Monday, 13 September 2010                                                                                                    WRM#10-90

TOPIC: Report by President’s Economic Recovery Advisory Board Addresses Options for Simplifying the Tax Code and Encouraging Retirement Saving

PERAB was established by Executive Order on February 6, 2009.  Its functions, which are advisory only, include researching and reporting directly to the President on the design, implementation and evaluation of policies to promote the growth of the U.S. economy, establishing a stable and sound financial and banking system, and creating jobs.  The Report was prepared, in response to a request by President Obama, by a subcommittee of Board members, which included a number of economists of contrasting political views, such as conservative Martin Feldstein and liberal Laura Tyson.  The Report was adopted by the full Board at the end of August. It does not contain specific recommendations; rather it proposes a number of options for satisfying the goals set by the President.

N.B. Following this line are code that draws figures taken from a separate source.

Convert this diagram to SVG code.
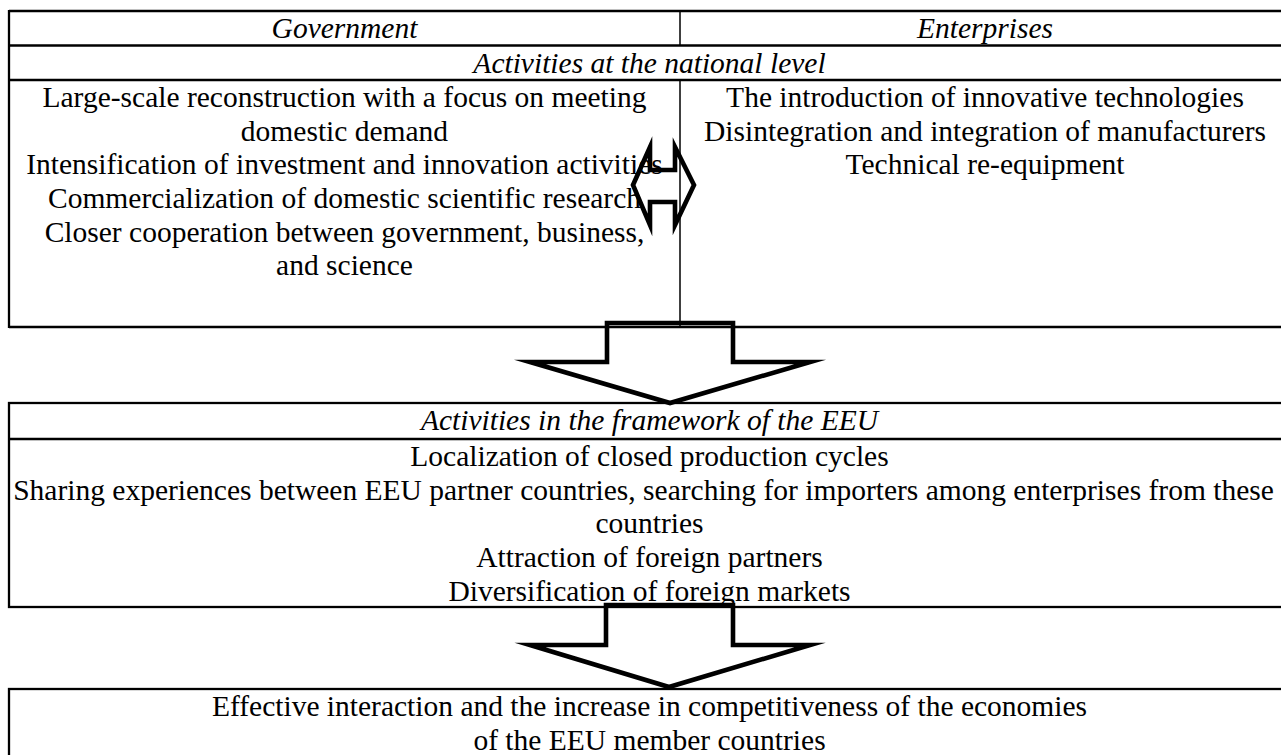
<svg xmlns="http://www.w3.org/2000/svg" width="1281" height="755" viewBox="0 0 1281 755">
  <style>
    .frame { fill: none; stroke: #000; stroke-width: 2.3; }
    .rule { stroke: #000; stroke-width: 2.3; }
    .divider { stroke: #000; stroke-width: 1.5; }
    .arrow { fill: none; stroke: #000; stroke-width: 4.6; stroke-linejoin: miter; stroke-miterlimit: 10; }
    text { font-family: "Liberation Serif", "Times New Roman", serif; font-size: 29.5px; fill: #000; text-anchor: middle; }
    .head { font-style: italic; }
  </style>
  <rect width="1281" height="755" fill="#fff"/>

  <!-- National level table -->
  <g id="national-level">
    <line class="rule" x1="9" y1="11" x2="1290" y2="11"/>
    <line class="rule" x1="9" y1="45.5" x2="1290" y2="45.5"/>
    <line class="rule" x1="9" y1="80" x2="1290" y2="80"/>
    <line class="rule" x1="9" y1="327" x2="1290" y2="327"/>
    <line class="rule" x1="9" y1="10" x2="9" y2="328"/>
    <line class="divider" x1="680" y1="11" x2="680" y2="45.5"/>
    <line class="divider" x1="680" y1="80" x2="680" y2="327"/>
    <text class="head" x="344.5" y="38">Government</text>
    <text class="head" x="985" y="38">Enterprises</text>
    <text class="head" x="649.5" y="72.5">Activities at the national level</text>
    <g id="government-measures">
      <text x="344.5" y="107">Large-scale reconstruction with a focus on meeting</text>
      <text x="344.5" y="140.7">domestic demand</text>
      <text x="344.5" y="174.4">Intensification of investment and innovation activities</text>
      <text x="344.5" y="208">Commercialization of domestic scientific research</text>
      <text x="344.5" y="241.7">Closer cooperation between government, business,</text>
      <text x="344.5" y="275.4">and science</text>
    </g>
    <g id="enterprise-measures">
      <text x="985" y="107">The introduction of innovative technologies</text>
      <text x="985" y="140.7">Disintegration and integration of manufacturers</text>
      <text x="985" y="174.4">Technical re-equipment</text>
    </g>
  </g>

  <!-- EEU framework box -->
  <g id="eeu-framework">
    <rect class="frame" x="9" y="403" width="1290" height="204"/>
    <line class="rule" x1="9" y1="439" x2="1290" y2="439"/>
    <text class="head" x="649.5" y="430">Activities in the framework of the EEU</text>
    <text x="649.5" y="466">Localization of closed production cycles</text>
    <text x="643.5" y="499.6">Sharing experiences between EEU partner countries, searching for importers among enterprises from these</text>
    <text x="649.5" y="533.3">countries</text>
    <text x="649.5" y="567">Attraction of foreign partners</text>
    <text x="649.5" y="600.6">Diversification of foreign markets</text>
  </g>

  <!-- Outcome box -->
  <g id="outcome">
    <rect class="frame" x="9" y="689" width="1290" height="100"/>
    <text x="649.5" y="716">Effective interaction and the increase in competitiveness of the economies</text>
    <text x="649.5" y="749.6">of the EEU member countries</text>
  </g>

  <!-- Block arrows -->
  <g id="connectors">
    <polygon id="link-government-enterprises" class="arrow" points="633,185 650,147 650,170 675,170 675,147 694,185 675,225 675,202 650,202 650,225"/>
    <polygon id="link-national-eeu" class="arrow" points="607,323 733,323 733,362 810,362 670,403 530,362 607,362"/>
    <polygon id="link-eeu-outcome" class="arrow" points="606,605 733,605 733,645 810,645 669,687 530,645 606,645"/>
  </g>
</svg>
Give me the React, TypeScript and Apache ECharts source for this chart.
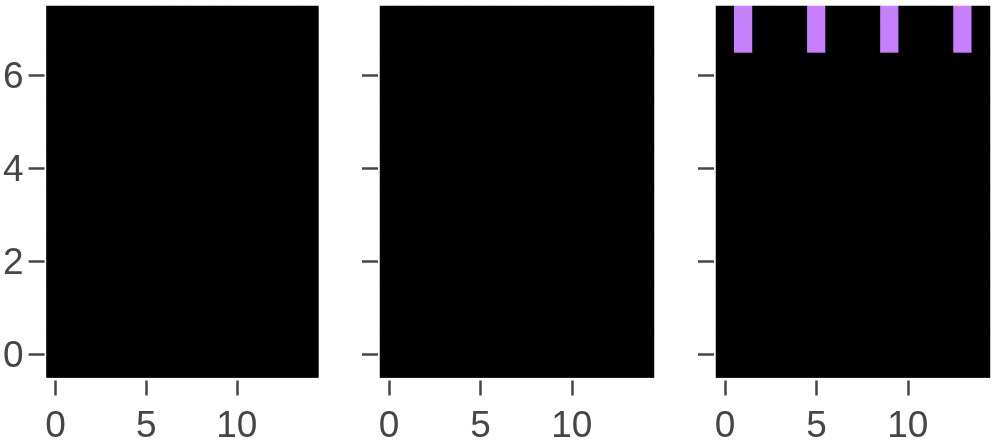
import React, { useEffect, useRef } from 'react';
import * as echarts from 'echarts';

// column and row categories (imshow indices)
const xCats = ['0', '1', '2', '3', '4', '5', '6', '7', '8', '9', '10', '11', '12', '13', '14'];
const yCats = ['0', '1', '2', '3', '4', '5', '6', '7'];

// top row of each panel; every lower row is 0 (black)
const panelATop = [0, 0, 0, 0, 0, 0, 0, 0, 0, 0, 0, 0, 0, 0, 0];
const panelBTop = [0, 0, 0, 0, 0, 0, 0, 0, 0, 0, 0, 0, 0, 0, 0];
const panelCTop = [0, 1, 0, 0, 0, 1, 0, 0, 0, 1, 0, 0, 0, 1, 0];
const lowerRowValue = 0;

const panelTops = [panelATop, panelBTop, panelCTop];
const gridLefts = [44.3, 380, 716];

const FONT = '"Liberation Sans", Arial, Helvetica, sans-serif';
const TICK = '#464646';

const App: React.FC = () => {
  const chartRef = useRef<HTMLDivElement>(null);

  useEffect(() => {
    if (!chartRef.current) return;
    const chart = echarts.init(chartRef.current, null, { renderer: 'svg' });

    const grids = gridLefts.map((left) => ({
      left,
      top: 6,
      width: 274,
      height: 375.5,
      show: true,
      backgroundColor: '#000',
      borderWidth: 0,
    }));

    const xAxes = gridLefts.map((_, i) => ({
      type: 'category' as const,
      gridIndex: i,
      data: xCats,
      offset: 3,
      axisLine: { show: false },
      axisTick: {
        show: true,
        alignWithLabel: true,
        length: 15,
        interval: (idx: number) => idx % 5 === 0,
        lineStyle: { color: TICK, width: 2.5 },
      },
      axisLabel: {
        interval: (idx: number) => idx % 5 === 0,
        margin: 34,
        fontSize: 37,
        lineHeight: 20,
        color: TICK,
        fontFamily: FONT,
      },
      splitLine: { show: false },
    }));

    const yAxes = gridLefts.map((_, i) => ({
      type: 'category' as const,
      gridIndex: i,
      data: yCats,
      offset: 2,
      axisLine: { show: false },
      axisTick: {
        show: true,
        alignWithLabel: true,
        length: 16,
        interval: (idx: number) => idx % 2 === 0,
        lineStyle: { color: TICK, width: 2.5 },
      },
      axisLabel: {
        show: i === 0,
        interval: (idx: number) => idx % 2 === 0,
        margin: 21,
        fontSize: 37,
        color: TICK,
        fontFamily: FONT,
      },
      splitLine: { show: false },
    }));

    const series = panelTops.map((top, i) => {
      const data: number[][] = [];
      yCats.forEach((_, y) => {
        xCats.forEach((__, x) => {
          data.push([x, y, y === yCats.length - 1 ? top[x] : lowerRowValue]);
        });
      });
      return {
        type: 'heatmap' as const,
        xAxisIndex: i,
        yAxisIndex: i,
        data,
        itemStyle: { borderWidth: 0 },
        emphasis: { disabled: true },
      };
    });

    chart.setOption({
      animation: false,
      grid: grids,
      xAxis: xAxes,
      yAxis: yAxes,
      visualMap: {
        show: false,
        type: 'piecewise',
        seriesIndex: [0, 1, 2],
        pieces: [
          { value: 0, color: '#000000' },
          { value: 1, color: '#c680ff' },
        ],
      },
      series,
    });

    return () => {
      chart.dispose();
    };
  }, []);

  return (
    <div
      ref={chartRef}
      style={{ position: 'fixed', left: 0, top: 0, width: 996, height: 443 }}
    />
  );
};

export default App;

Options relating to retirement savings are:

(1)        Consolidating the Different Types of Retirement Plans.  This proposal suggests consolidating sections 401(k), 403(b) and 457 plans into one type of plan, since many of their features are similar.  A natural consequence would be a uniform set of eligibility and contribution rules for employer-sponsored plans.

(2)        Removing Income Limitations on IRA Contributions.  Under this proposal, any worker could contribute to an IRA regardless of whether he or she participates in an employer-sponsored plan.  Although the current limits would continue to apply to IRAs and 401(k) plans, the combined employee pre-tax contributions to the IRA and an employer-sponsored plan could not exceed the 401(k) limitation.  Contributions to nondeductible IRAs would no longer be permitted.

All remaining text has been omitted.